Second problem worked out nice. It looked quite disgusting but worked out elegantly with trig substitution. Never worked out 1/sin X before so I used the second Euler substitution for the radical. The Euler substitutions are gold

dan-florinchereches

For the first problem my initial thought was to see what happens if you differentiate the double radical. Turns out to be 1/2* double radical ^(-1/2)*1/2*sqrt(X)^(-1/2) so basically a quarter of the original expression.
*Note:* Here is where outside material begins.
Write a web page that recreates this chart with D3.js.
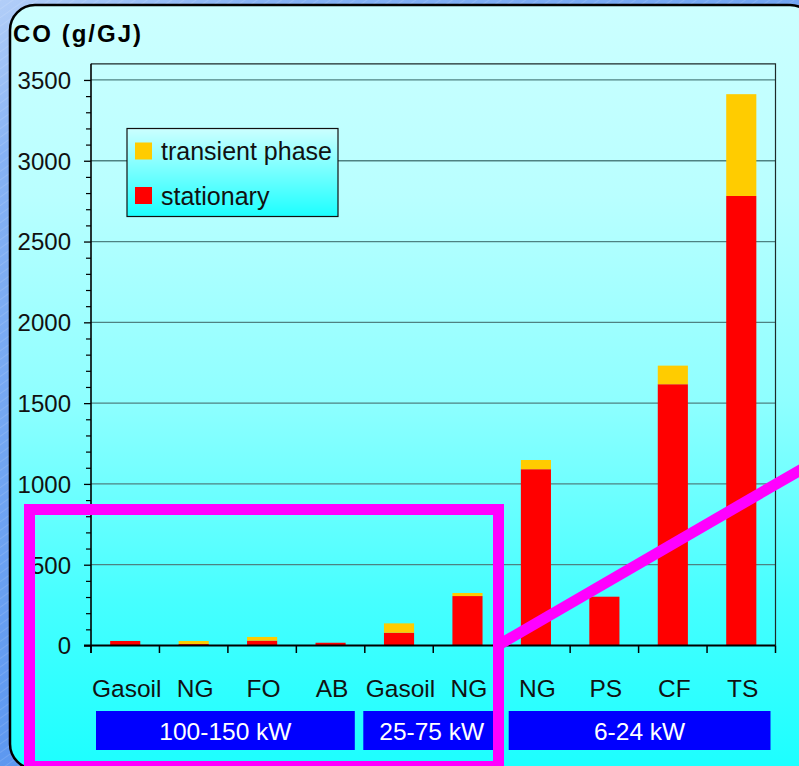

The integral then is 4*double radical expression +C of we choose nested radical as substitution

dan-florinchereches

Dear Prof.V I hope you are doing well, for this one, I wrote sqrt(x)= x/sqrt(x) and then let u = 1 + sqrt(x) and du=1/2 * 1/sqrt(x) dx then it gave me 4/7*(sqrt(1 +sqrt(x) )^7 - 8/5 *( sqrt(1 + sqrt(x) ) )^5 + 4/3 *(sqrt( 1 + sqrt(x) ) )^3 + C let me enjoy the video

siyabongashoba

Dear Prof.V the second one I wrote 1/x = x^3/x^4 and let u= 1 + x^4 and wrote it in terms of u it was integral of -1/4 *(1/(1+u) )*(1/sqrt(u) ) for that one I let p = sqrt(u) and dp = 1/2 *1/sqrt(u) and now in terms of p it is integral of -1/2 *1/(1-p^2) at this point I apply trig sub by letting p = sin(t) and the end result was -1/2*ln(sec(t) + tan(t) ) + C and then replace the values back to x and I got 1/2* ln( 1/x^2 + sqrt(1 - x^4)/x^2 ) + C what do you think?

siyabongashoba

For the second problem I was so close, when I did the triangle at the end I did x^2 = sec theta instead of sin for some reason (not crying). Jk thanks for keeping my calc skills sharp 😄

lvxingzhe